"""

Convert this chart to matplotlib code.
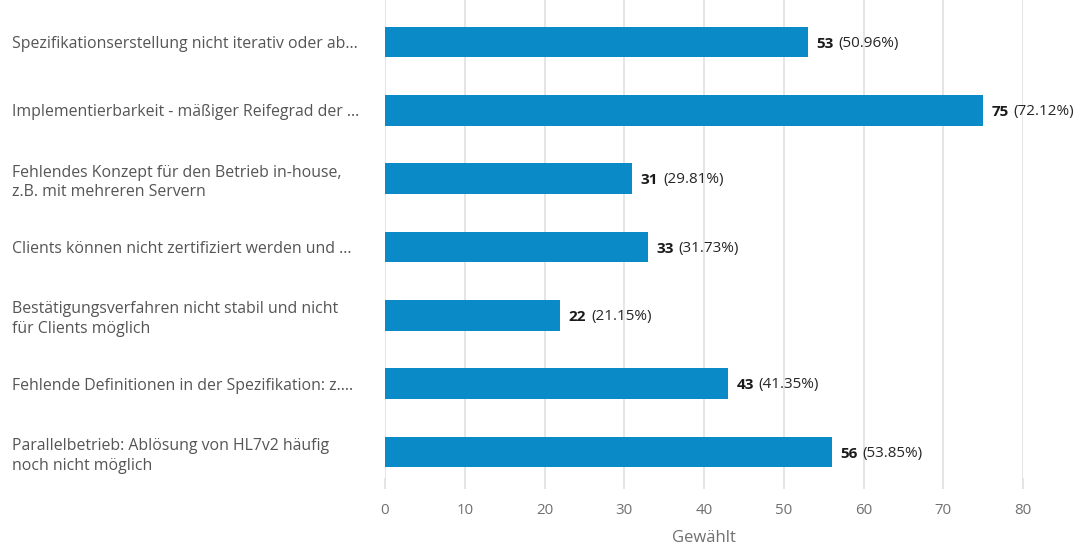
import matplotlib.pyplot as plt

plt.rcParams['font.family'] = ['Open Sans', 'DejaVu Sans']

labels = [
    'Spezifikationserstellung nicht iterativ oder ab...',
    'Implementierbarkeit - mäßiger Reifegrad der ...',
    'Fehlendes Konzept für den Betrieb in-house,\nz.B. mit mehreren Servern',
    'Clients können nicht zertifiziert werden und ...',
    'Bestätigungsverfahren nicht stabil und nicht\nfür Clients möglich',
    'Fehlende Definitionen in der Spezifikation: z....',
    'Parallelbetrieb: Ablösung von HL7v2 häufig\nnoch nicht möglich',
]
counts = [53, 75, 31, 33, 22, 43, 56]
percents = ['50.96%', '72.12%', '29.81%', '31.73%', '21.15%', '41.35%', '53.85%']
xticks = [0, 10, 20, 30, 40, 50, 60, 70, 80]

W, H = 1077, 547
fig = plt.figure(figsize=(W / 100, H / 100), dpi=100)
ax = fig.add_axes([385 / W, 1 - 478 / H, (1023 - 385) / W, 478 / H])

ypos = list(range(len(labels)))
ax.barh(ypos, counts, height=0.45, color='#0a8ac7', zorder=3)

ax.set_xlim(0, 80)
ax.set_ylim(6.38, -0.615)
ax.set_xticks(xticks)
ax.grid(axis='x', color='#e0e0e0', linewidth=1.2, zorder=0)
for s in ax.spines.values():
    s.set_visible(False)

ax.tick_params(axis='x', length=8, width=1.2, color='#e0e0e0', pad=10,
               labelsize=10.8, labelcolor='#707070')
ax.set_yticks(ypos)
ax.set_yticklabels(labels, ha='left', fontsize=11.4, color='#555555',
                   linespacing=1.3)
ax.tick_params(axis='y', length=0, pad=373 * 0.72)

ax.set_xlabel('Gewählt', fontsize=12, color='#707070', labelpad=9)

# Wert fett, Prozent normal direkt dahinter
for y, c, p in zip(ypos, counts, percents):
    t1 = ax.annotate(str(c), xy=(c, y), xytext=(6, 0), textcoords='offset points',
                     va='center_baseline', ha='left', fontsize=11, fontweight='bold',
                     color='#1a1a1a')
    ax.annotate('(' + p + ')', xy=(1, 0), xycoords=t1, xytext=(3.5, 0),
                textcoords='offset points', va='bottom', ha='left',
                fontsize=11, color='#262626')

fig.savefig('out.png', dpi=100)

"""

§ STATED TASK
Extract the lines exactly, please: the first line of the listing, the line with "plt.rcParams['font.family'] = ['Open", and every line between them, but no pictures.

§ SOLUTION FOR THIS TASK
Convert this chart to matplotlib code.
import matplotlib.pyplot as plt

plt.rcParams['font.family'] = ['Open Sans', 'DejaVu Sans']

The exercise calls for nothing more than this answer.